Inter-Korean Relations Worsen

Follow-up to KR postings: Sports and Reconciliation in Korea;
Train to Ferry Koreans from Both Sides to Beijing Olympics

The Beijing Olympics is around the corner, but the promised joint, inter-Korean cheering squad (travelling by train across Korea, crossing the DMZ, towards Beijing, mobilizing Koreans in the two side of Korea and ethnic Korean in China to cheer together for the Korean team) --let alone a unified team-- is nowhere to be seen. As indicative of the recent chill between the two sides of Korea, the two sides of Korea will not even march together under one symbolic flag of the Korean peninsula (photo), as they have done in the past few Olympics and international sporting events.

The opportune moment to showcase Korean reconciliation on the world's biggest stage, near the Korean peninsula, seems to have fizzled. This development is unfortunate, especially in light of the resumption of the six party talks and the unprecedented discussion of Korean peninsula issues at the six-nation meeting of foreign ministers in Singapore. Peace and normalization of relations (between Washington and Pyongyang) may be on the horizon, yet the two sides of Korea have diverged further.

With the policy reversal from the new Lee Myung-bak administration of South Korea earlier this year, inter-Korean relations have deterioriated, exasperated by the killing of a South Korean tourist in the Mount Kumgang (Geumgang) and North Korea's refusal for further investigation. Shortly after that incident, as if a jinx is in place, a North Korean worker in the South Korean-operated Kaesong industrial complex was killed in an industrial accident, which was not covered in the press as much.
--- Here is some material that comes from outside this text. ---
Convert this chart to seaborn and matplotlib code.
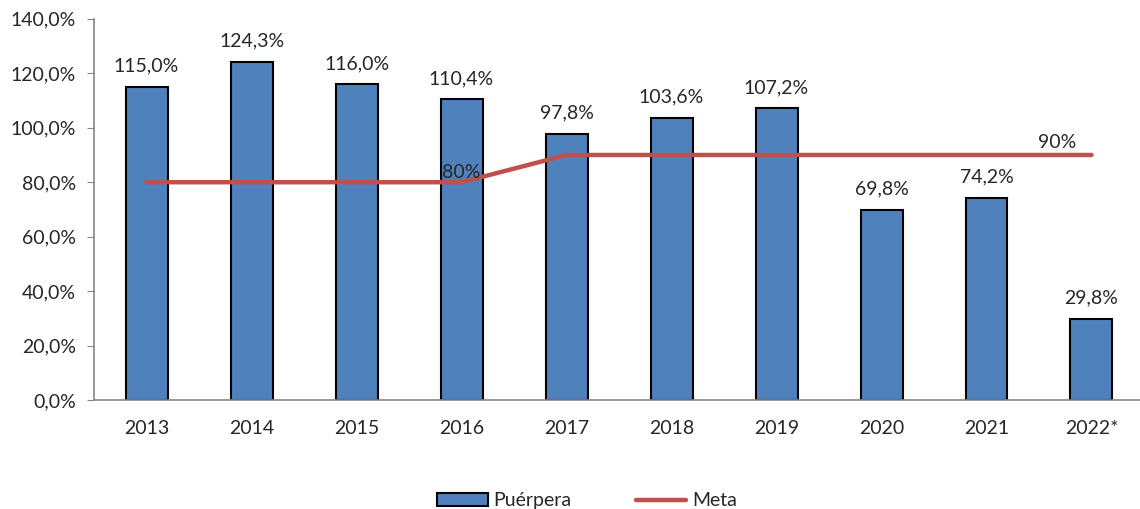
import numpy as np
import pandas as pd
import seaborn as sns
import matplotlib.pyplot as plt
from matplotlib.patches import Patch
from matplotlib.lines import Line2D

years = ['2013', '2014', '2015', '2016', '2017', '2018', '2019', '2020', '2021', '2022*']
puerpera = [115.0, 124.3, 116.0, 110.4, 97.8, 103.6, 107.2, 69.8, 74.2, 29.8]
meta = [80, 80, 80, 80, 90, 90, 90, 90, 90, 90]

bar_color = '#4F81BD'
line_color = '#C0504D'
fs = 14

sns.set_style('white')
plt.rcParams['font.family'] = ['Lato', 'DejaVu Sans']

df = pd.DataFrame({'year': years, 'puerpera': puerpera, 'meta': meta})

fig = plt.figure(figsize=(11.4, 5.09), dpi=100)
ax = fig.add_axes([0.0825, 0.214, 0.921, 0.749])

sns.barplot(data=df, x='year', y='puerpera', color=bar_color, width=0.4,
            edgecolor='black', linewidth=1.5, saturation=1, ax=ax, zorder=2)
ax.plot(range(len(years)), meta, color=line_color, lw=3.2, zorder=3,
        solid_capstyle='round')

for i, v in enumerate(puerpera):
    ax.text(i, v + 4.5, f'{v:.1f}%'.replace('.', ','), ha='center', va='bottom', fontsize=fs)
ax.text(3, 80.5, '80%', ha='center', va='bottom', fontsize=fs, zorder=4)
ax.text(9 - 0.33, 91.5, '90%', ha='center', va='bottom', fontsize=fs)

ax.set_xlim(-0.5, 9.5)
ax.set_ylim(0, 140)
ax.set_yticks(np.arange(0, 141, 20))
ax.set_yticklabels([f'{t:.1f}%'.replace('.', ',') for t in np.arange(0, 141, 20)], fontsize=fs)
ax.set_xticks(range(len(years)))
ax.set_xticklabels(years, fontsize=fs)
ax.set_xticks(np.arange(-0.5, 10, 1), minor=True)
ax.tick_params(axis='x', which='major', length=0, pad=14)
ax.tick_params(axis='x', which='minor', length=5, color='#868686', direction='out')
ax.tick_params(axis='y', length=5, color='#868686', direction='out', left=True, pad=8)
ax.set_xlabel('')
ax.set_ylabel('')
for s in ['top', 'right']:
    ax.spines[s].set_visible(False)
for s in ['left', 'bottom']:
    ax.spines[s].set_color('#868686')
    ax.spines[s].set_linewidth(1.2)

handles = [Patch(facecolor=bar_color, edgecolor='black', linewidth=1.5),
           Line2D([0], [0], color=line_color, lw=3.2, solid_capstyle='round')]
fig.legend(handles, ['Puérpera', 'Meta'], loc='lower center', bbox_to_anchor=(0.515, -0.035),
           ncol=2, frameon=False, fontsize=fs, handlelength=2.6, handleheight=0.7,
           handletextpad=0.3, columnspacing=3.3)

fig.savefig('out.png', dpi=100)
Inter-Korean dialogue and exchanges that have been widespread and successful in the past ten years now have virtually come to a standstill -- or a reversal.


Unknown said...

Very depressing... just when it seemed like public pressure was having an effect on the Lee regime.

Was the anti-beef, anti-Lee movement affected at all by the recent Mt. Geumgang tragedy? Has the Lee regime used it to deflect attention and criticism?

Thanks, as always, for your reports.

Korea Report said...

Seems like the Mt. Geumgang incident and the Dokdo Island dispute are deflecting attention, just when the US beef began re-selling in South Korea. But Lee's popularity in polls still is in the teens.

In order to suppress further outbreak of demonstrations, the Lee government is even brining back the full-force, riot-suppressing police squads, similar to the dreaded "White Skull Squad" of the 80s that brutally handled protesters. It seems history is reversing itself in South Korea.